Le terme « psychologie féministe » a vu le jour avec les travaux de recherche présentés entre 1922 et 1937 par la psychiatre allemande Karen Horney, considérée comme la pionnière de cette discipline. En 1967, ces recherches ont été rassemblées et publiées dans Feminine Psychology. Dans son article publié en 1935 et intitulé « Le dilemme du masochisme féminin », K. Horney présente une carte pour déconstruire la psychologie dans sa forme traditionnelle, et la relire à la lumière de la compréhension des schémas comportementaux des femmes.

L'idée principale de la psychologie féministe se concentre sur l'étude des formations sociales et de la sexualité humaine. Elle reproche aux recherches psychologiques menées depuis l’Antiquité d'être un exemple significatif de la perspective patriarcale selon laquelle les hommes sont un critère d'évaluation légitime dans la société, tandis que les femmes sont marginalisées en raison de l'inégalité des sexes et des pressions écrasantes qui s'exercent sur elles.

Les figures de proue de ce type de représentations tentent de faire intervenir l'influence du genre et de la sexualité sur les troubles vécus par les femmes ainsi que d'autres genres marginalisés, dont les membres sont parfois stigmatisés, comme s’ils étaient possédés par le démon, et que leurs mœurs et comportements étaient immoraux.

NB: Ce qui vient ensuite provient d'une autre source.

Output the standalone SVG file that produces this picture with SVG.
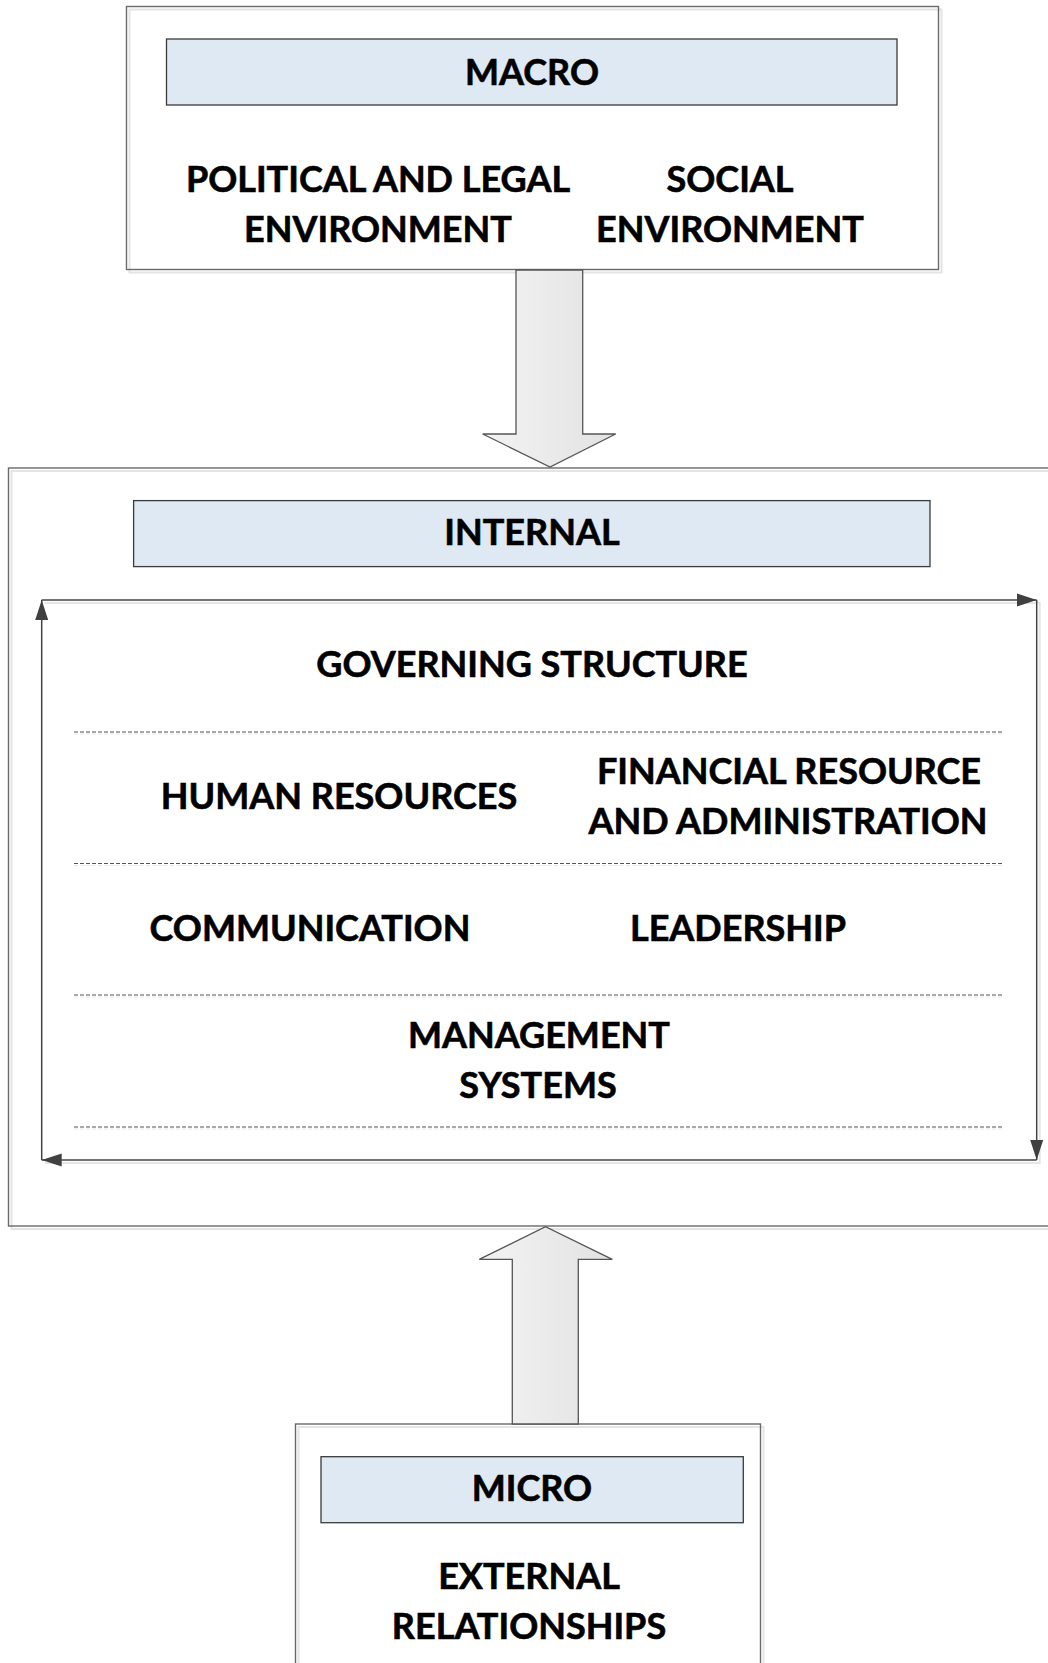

En attendant que les sociétés patriarcales ne changent, que l’on cesse de considérer les problèmes des femmes comme des détails que l’on continue à éluder, beaucoup d’entre elles seront entravées par le complexe de culpabilité, l'oppression, la répression, et l'incapacité à s'exprimer...

En attendant que les troubles et l'épuisement psychologique des femmes ne soient traités en tenant compte de la nature des sociétés, des coutumes et des lois qui incitent à les détruire, beaucoup préféreront pleurer seules, se suicider, ou accepter n'importe quel kit de bonheur immédiat à ouvrir comme une boîte de conserve.